__DO THIS__
Quote the lines that run from the line containing "Reproduce this chart with matplotlib." down to the line containing "from matplotlib.ticker import FixedLocator". Include both of those lines, reproduce each exactly, and omit everything else.

[Source code of charts]
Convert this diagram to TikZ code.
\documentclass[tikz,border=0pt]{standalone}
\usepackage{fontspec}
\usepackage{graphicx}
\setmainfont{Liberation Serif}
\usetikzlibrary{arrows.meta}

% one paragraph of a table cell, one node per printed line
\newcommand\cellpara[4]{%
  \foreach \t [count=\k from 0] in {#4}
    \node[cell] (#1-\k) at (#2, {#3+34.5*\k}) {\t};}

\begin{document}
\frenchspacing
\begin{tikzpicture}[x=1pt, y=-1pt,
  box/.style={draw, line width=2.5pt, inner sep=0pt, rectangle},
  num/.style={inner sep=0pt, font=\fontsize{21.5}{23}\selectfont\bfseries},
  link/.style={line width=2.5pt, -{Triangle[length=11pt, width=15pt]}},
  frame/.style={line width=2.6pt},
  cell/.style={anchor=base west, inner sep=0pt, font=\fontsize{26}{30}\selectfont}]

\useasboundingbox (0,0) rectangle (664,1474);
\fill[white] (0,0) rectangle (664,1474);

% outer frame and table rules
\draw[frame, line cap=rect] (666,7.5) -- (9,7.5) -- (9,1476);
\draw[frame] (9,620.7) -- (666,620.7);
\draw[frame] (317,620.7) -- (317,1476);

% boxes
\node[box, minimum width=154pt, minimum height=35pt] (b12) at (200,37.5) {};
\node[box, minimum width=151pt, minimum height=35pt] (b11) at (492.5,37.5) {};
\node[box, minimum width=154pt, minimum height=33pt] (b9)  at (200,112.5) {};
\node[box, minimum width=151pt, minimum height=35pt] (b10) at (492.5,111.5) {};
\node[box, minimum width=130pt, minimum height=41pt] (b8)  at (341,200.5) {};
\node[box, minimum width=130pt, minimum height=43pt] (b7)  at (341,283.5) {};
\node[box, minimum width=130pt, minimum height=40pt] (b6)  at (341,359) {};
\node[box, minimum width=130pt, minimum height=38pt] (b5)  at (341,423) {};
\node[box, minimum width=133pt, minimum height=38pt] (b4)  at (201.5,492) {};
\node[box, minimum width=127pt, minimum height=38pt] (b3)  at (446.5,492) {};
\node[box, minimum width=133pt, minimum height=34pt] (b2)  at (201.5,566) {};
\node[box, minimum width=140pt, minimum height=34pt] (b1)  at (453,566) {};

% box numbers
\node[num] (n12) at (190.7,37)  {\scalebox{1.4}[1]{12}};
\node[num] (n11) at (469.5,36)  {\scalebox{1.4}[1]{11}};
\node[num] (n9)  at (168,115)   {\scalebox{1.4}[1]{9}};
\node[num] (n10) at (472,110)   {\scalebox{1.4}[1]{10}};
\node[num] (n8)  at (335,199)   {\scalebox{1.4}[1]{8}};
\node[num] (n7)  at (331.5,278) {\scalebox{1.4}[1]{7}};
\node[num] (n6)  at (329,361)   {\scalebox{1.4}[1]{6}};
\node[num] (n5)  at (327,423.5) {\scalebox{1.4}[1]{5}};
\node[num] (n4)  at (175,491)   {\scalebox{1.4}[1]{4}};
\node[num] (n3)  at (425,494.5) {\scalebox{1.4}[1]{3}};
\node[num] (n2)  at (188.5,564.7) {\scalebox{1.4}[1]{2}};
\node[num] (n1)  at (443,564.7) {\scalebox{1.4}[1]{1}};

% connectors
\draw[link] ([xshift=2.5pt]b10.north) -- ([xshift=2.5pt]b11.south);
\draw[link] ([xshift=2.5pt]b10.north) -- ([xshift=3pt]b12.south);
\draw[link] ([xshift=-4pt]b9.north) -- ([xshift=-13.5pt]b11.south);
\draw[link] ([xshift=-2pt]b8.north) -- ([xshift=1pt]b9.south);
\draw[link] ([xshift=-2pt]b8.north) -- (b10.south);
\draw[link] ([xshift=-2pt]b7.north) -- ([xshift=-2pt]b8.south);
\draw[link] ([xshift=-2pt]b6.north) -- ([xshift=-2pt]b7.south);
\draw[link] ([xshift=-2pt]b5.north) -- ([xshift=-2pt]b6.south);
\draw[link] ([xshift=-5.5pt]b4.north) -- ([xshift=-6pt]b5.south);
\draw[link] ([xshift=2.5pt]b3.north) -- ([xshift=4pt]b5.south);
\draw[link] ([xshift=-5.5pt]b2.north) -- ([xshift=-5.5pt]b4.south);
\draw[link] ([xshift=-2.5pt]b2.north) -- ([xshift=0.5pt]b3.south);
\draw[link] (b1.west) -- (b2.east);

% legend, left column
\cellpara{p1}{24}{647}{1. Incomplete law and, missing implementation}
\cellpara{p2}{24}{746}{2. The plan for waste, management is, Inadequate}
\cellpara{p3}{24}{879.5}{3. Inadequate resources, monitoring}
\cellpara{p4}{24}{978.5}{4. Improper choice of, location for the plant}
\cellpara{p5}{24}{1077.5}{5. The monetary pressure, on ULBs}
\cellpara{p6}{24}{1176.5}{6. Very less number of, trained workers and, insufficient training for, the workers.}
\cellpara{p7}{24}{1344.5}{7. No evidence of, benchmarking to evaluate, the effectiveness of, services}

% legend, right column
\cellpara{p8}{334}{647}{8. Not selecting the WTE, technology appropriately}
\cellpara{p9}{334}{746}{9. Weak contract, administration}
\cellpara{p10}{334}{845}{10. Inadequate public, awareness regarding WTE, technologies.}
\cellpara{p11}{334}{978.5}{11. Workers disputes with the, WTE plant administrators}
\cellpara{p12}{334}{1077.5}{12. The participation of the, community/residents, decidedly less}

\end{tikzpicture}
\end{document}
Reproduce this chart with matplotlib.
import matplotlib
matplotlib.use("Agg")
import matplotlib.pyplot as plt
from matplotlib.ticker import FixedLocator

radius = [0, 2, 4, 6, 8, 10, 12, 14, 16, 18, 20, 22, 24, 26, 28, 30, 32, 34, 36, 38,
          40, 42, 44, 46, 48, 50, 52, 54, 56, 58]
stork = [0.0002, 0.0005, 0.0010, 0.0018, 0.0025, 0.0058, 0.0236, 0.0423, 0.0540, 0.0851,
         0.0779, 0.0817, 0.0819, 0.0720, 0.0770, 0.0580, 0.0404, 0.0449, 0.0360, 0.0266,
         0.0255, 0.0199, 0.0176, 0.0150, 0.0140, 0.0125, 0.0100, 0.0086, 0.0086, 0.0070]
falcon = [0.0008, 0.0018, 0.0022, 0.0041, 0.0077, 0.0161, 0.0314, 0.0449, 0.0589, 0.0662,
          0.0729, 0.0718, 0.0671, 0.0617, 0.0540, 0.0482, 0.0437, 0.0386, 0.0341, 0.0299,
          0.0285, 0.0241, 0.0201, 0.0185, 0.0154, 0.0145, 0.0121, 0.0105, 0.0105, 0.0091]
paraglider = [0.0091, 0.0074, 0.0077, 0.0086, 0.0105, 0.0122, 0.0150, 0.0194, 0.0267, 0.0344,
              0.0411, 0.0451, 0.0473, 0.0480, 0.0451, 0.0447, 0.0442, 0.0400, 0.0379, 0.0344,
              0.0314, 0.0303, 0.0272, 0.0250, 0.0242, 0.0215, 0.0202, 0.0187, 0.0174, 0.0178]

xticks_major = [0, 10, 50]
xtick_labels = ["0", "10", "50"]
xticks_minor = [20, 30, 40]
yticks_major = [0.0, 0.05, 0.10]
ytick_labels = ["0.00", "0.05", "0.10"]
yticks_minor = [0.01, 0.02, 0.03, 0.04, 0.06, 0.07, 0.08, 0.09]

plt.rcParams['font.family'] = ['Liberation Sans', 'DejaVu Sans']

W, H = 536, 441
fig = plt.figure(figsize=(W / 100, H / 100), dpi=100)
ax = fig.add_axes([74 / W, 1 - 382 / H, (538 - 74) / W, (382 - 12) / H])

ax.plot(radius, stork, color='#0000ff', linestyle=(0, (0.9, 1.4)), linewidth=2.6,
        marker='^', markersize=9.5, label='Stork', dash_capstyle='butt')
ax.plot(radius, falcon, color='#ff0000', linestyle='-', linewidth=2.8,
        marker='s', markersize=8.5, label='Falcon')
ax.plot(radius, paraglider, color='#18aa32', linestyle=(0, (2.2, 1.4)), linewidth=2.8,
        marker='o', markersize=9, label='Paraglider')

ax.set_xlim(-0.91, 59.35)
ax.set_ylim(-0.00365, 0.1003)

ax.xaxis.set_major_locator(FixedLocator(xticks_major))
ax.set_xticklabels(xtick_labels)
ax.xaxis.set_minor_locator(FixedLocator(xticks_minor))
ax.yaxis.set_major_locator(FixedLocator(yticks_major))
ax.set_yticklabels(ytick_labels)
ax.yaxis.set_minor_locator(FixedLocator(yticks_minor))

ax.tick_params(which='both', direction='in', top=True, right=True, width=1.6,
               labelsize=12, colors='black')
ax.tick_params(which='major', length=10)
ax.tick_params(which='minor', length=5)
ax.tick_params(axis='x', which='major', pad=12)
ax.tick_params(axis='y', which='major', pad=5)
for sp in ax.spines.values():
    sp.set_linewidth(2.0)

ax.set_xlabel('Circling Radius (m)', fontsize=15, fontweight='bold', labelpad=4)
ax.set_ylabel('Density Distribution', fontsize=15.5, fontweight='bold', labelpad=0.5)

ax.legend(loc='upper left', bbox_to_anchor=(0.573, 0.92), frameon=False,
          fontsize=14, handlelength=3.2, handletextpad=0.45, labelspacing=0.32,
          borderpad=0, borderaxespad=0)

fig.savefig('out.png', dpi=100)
* * *
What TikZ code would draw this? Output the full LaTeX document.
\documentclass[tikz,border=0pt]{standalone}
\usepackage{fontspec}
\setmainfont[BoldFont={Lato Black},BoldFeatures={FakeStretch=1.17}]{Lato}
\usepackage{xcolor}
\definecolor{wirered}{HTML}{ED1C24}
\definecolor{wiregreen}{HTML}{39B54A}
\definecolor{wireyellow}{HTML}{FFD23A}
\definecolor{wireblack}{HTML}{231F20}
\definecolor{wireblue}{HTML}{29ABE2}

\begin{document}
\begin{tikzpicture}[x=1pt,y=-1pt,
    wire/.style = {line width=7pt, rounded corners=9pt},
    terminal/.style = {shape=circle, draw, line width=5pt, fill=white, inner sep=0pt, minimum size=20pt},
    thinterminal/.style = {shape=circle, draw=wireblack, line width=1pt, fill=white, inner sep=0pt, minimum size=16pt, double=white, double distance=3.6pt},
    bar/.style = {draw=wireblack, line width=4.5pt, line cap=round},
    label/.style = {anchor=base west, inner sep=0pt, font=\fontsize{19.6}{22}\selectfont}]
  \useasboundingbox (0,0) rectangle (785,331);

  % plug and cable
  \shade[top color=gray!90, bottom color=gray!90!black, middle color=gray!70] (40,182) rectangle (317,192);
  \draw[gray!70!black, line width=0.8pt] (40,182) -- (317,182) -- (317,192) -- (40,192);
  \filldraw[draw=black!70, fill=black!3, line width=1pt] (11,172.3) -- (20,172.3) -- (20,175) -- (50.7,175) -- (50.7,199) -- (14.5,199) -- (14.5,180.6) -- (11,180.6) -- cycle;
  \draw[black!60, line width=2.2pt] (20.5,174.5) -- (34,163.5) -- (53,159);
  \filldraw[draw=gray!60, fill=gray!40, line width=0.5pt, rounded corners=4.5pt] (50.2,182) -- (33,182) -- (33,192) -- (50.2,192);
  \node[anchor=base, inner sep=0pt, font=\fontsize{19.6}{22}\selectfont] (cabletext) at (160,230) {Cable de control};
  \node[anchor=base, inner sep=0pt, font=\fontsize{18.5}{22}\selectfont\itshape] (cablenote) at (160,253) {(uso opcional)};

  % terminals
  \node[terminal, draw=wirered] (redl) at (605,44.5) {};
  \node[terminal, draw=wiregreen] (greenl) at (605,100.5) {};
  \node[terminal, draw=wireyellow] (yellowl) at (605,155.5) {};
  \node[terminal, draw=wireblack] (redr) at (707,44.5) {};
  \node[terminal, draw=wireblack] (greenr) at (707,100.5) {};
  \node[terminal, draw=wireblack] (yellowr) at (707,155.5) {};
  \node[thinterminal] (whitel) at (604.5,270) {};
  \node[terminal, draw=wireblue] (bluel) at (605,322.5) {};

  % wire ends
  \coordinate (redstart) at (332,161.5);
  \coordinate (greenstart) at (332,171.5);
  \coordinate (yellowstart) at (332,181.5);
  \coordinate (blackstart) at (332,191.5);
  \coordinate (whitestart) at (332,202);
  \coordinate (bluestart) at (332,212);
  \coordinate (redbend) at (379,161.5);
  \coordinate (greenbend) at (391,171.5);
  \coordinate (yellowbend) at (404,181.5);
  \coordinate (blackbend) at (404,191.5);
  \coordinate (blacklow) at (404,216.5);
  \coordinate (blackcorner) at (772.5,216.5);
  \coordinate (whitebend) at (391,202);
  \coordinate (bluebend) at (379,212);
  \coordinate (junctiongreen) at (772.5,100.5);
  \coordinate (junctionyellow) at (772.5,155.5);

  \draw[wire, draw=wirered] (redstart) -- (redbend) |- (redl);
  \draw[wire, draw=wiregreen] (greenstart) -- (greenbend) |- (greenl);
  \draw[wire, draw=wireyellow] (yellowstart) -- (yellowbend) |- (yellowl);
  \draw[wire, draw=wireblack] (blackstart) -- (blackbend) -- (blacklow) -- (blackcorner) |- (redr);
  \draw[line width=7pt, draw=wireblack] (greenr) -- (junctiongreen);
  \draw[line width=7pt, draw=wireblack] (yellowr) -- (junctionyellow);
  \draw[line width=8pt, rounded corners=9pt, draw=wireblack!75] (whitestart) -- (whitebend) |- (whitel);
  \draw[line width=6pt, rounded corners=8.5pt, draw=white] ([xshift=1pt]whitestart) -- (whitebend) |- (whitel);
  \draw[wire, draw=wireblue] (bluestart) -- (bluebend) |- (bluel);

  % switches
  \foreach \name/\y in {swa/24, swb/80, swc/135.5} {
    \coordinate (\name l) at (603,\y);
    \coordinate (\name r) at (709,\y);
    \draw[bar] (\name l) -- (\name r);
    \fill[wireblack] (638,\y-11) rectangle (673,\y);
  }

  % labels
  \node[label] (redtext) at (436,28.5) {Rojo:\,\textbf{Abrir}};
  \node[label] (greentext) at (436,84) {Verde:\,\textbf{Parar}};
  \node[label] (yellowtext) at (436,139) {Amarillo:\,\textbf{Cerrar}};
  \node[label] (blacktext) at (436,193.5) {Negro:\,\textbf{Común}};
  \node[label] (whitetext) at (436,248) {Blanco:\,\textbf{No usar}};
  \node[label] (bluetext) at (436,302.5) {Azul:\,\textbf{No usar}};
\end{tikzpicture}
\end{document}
---
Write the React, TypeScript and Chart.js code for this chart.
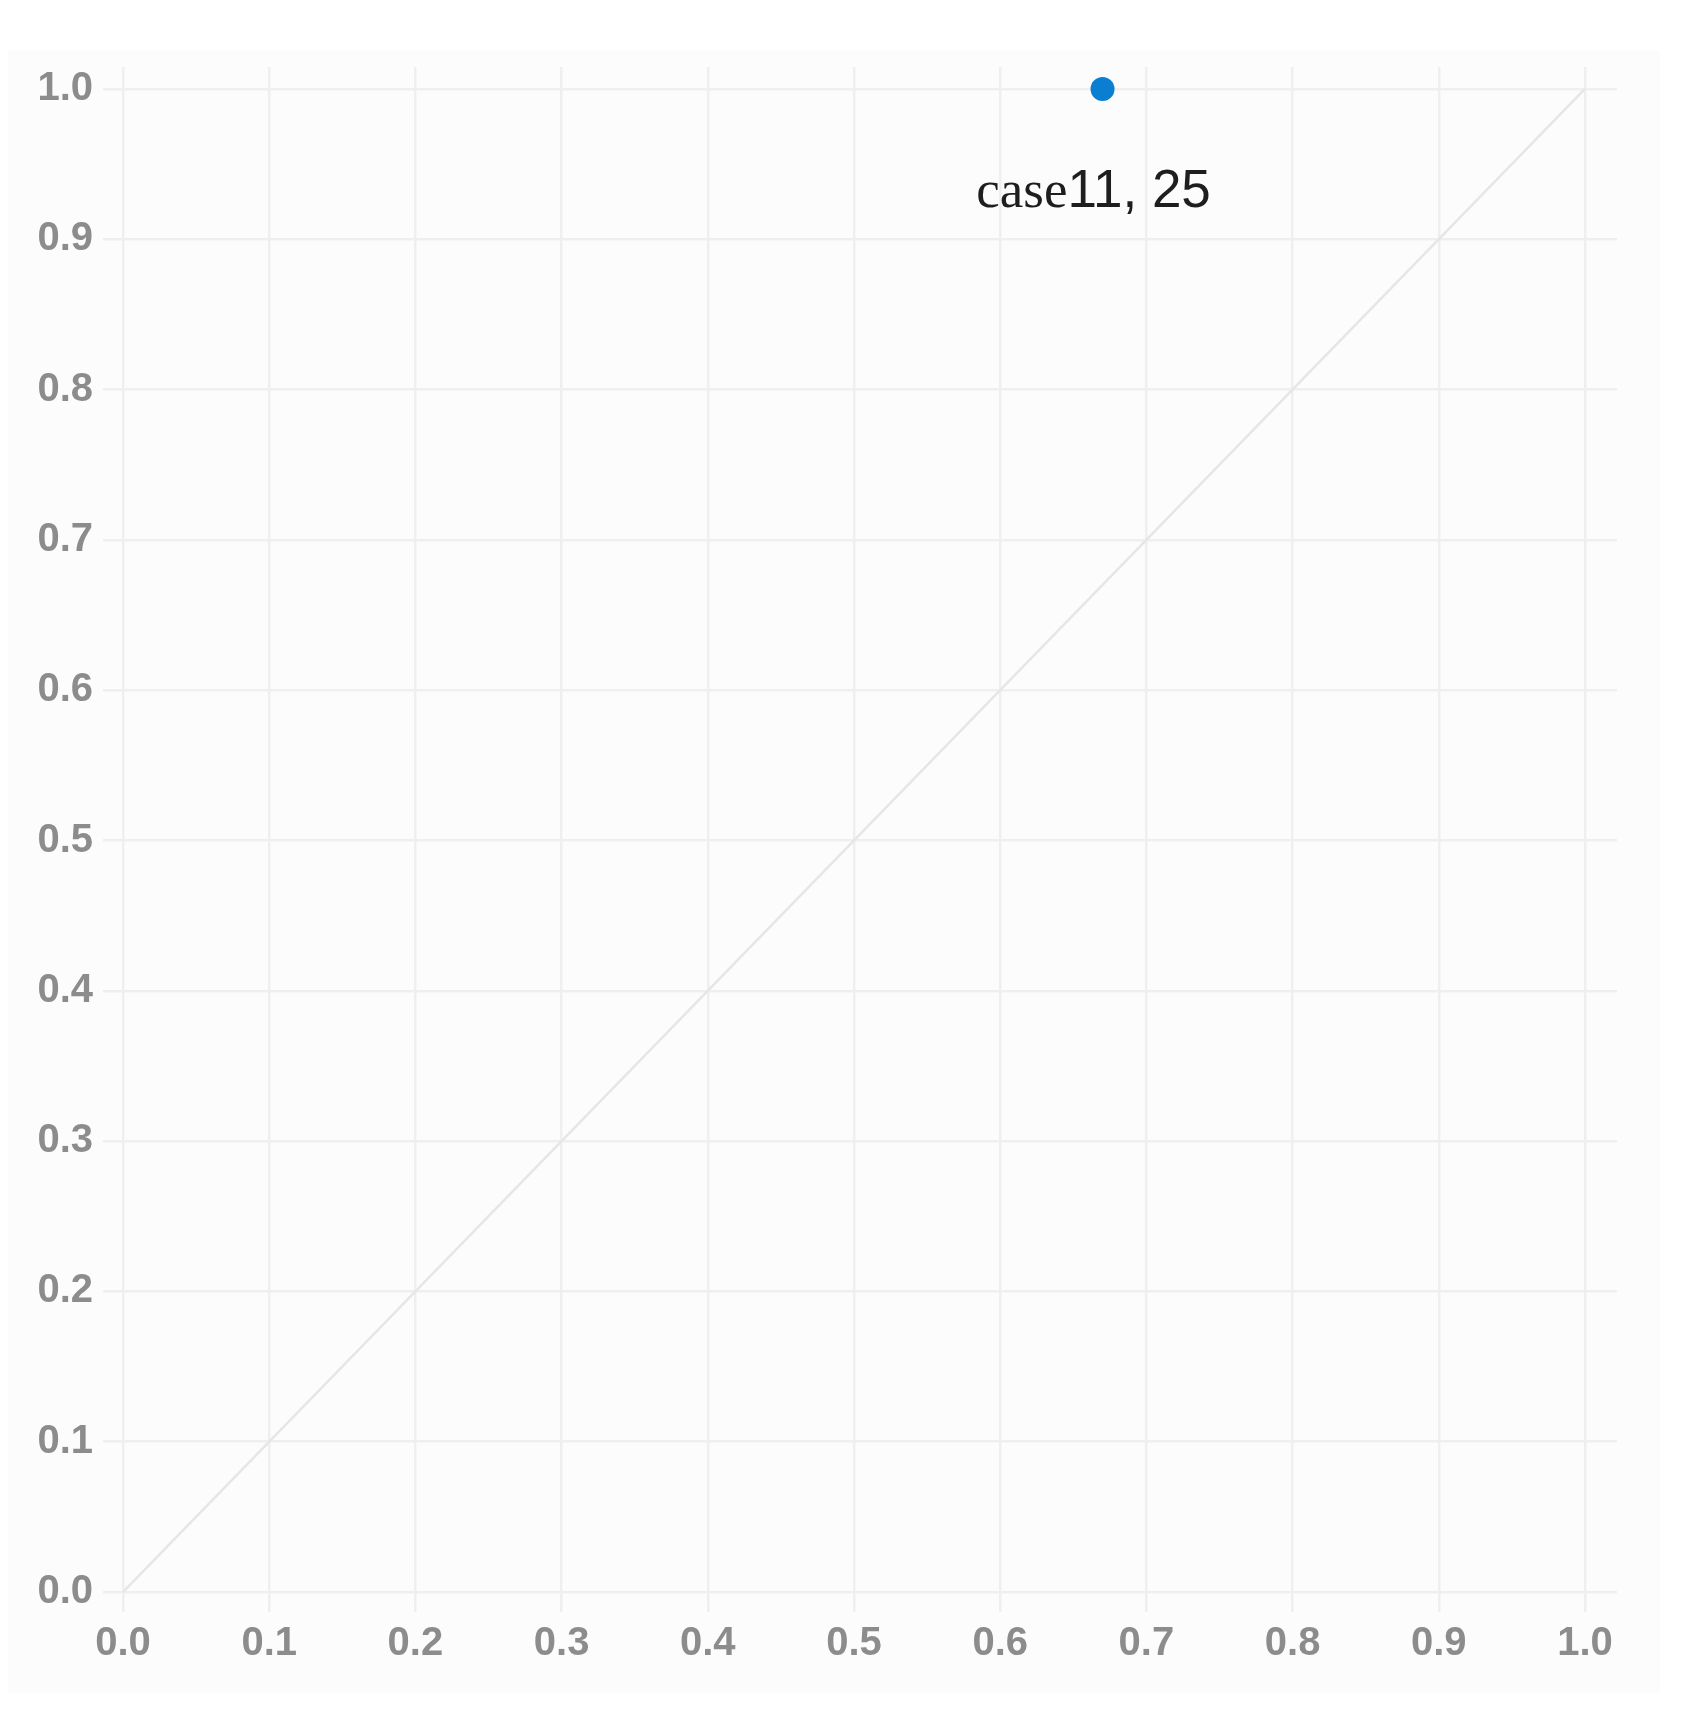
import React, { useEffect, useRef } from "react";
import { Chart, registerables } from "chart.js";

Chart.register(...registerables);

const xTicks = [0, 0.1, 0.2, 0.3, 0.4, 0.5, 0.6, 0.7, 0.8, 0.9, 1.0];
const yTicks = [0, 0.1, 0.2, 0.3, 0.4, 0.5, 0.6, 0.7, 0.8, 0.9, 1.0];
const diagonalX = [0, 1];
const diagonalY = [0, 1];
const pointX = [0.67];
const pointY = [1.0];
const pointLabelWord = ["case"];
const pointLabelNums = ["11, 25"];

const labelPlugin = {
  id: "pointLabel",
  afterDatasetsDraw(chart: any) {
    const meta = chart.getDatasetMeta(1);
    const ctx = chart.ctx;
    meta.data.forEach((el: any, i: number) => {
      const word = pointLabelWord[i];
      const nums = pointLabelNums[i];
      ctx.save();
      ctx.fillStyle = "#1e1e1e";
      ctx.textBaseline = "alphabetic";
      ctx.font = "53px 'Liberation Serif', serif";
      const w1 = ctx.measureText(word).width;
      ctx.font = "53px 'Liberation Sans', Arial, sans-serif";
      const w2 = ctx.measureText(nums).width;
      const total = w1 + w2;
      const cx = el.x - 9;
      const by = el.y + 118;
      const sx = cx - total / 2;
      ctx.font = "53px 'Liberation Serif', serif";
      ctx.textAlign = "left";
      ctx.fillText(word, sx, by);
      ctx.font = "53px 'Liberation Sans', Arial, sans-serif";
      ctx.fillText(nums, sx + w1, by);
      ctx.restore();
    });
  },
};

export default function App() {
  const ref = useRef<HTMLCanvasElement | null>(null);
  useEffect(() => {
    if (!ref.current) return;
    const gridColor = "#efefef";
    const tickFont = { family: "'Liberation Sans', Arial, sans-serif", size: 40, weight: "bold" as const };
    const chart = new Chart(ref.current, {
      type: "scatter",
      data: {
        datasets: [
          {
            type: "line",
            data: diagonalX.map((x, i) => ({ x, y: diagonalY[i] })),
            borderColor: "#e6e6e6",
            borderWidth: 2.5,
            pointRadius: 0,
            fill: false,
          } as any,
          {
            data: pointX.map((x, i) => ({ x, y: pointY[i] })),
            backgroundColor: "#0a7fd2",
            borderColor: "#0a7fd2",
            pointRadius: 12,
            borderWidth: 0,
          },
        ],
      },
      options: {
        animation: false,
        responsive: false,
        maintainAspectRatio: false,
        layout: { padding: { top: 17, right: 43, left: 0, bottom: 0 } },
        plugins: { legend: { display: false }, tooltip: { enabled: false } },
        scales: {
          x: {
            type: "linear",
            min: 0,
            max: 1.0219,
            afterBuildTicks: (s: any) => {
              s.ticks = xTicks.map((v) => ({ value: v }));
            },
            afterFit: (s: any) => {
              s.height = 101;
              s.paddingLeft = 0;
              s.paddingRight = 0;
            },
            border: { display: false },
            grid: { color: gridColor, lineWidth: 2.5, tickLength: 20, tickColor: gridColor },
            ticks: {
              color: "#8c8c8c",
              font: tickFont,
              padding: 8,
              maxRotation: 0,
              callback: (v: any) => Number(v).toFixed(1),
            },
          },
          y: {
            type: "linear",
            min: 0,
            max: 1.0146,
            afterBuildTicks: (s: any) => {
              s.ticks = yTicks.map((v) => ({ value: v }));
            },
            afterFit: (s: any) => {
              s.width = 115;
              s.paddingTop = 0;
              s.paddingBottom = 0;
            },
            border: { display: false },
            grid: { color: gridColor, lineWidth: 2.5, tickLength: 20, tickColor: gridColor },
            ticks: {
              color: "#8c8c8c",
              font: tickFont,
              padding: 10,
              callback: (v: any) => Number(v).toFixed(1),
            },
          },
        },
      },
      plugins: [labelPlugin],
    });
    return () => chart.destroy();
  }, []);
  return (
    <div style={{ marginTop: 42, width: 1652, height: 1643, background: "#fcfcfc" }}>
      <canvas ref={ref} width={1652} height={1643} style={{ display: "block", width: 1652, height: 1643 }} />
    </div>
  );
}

__THE RESPONSE__
Reproduce this chart with matplotlib.
import matplotlib
matplotlib.use("Agg")
import matplotlib.pyplot as plt
from matplotlib.ticker import FixedLocator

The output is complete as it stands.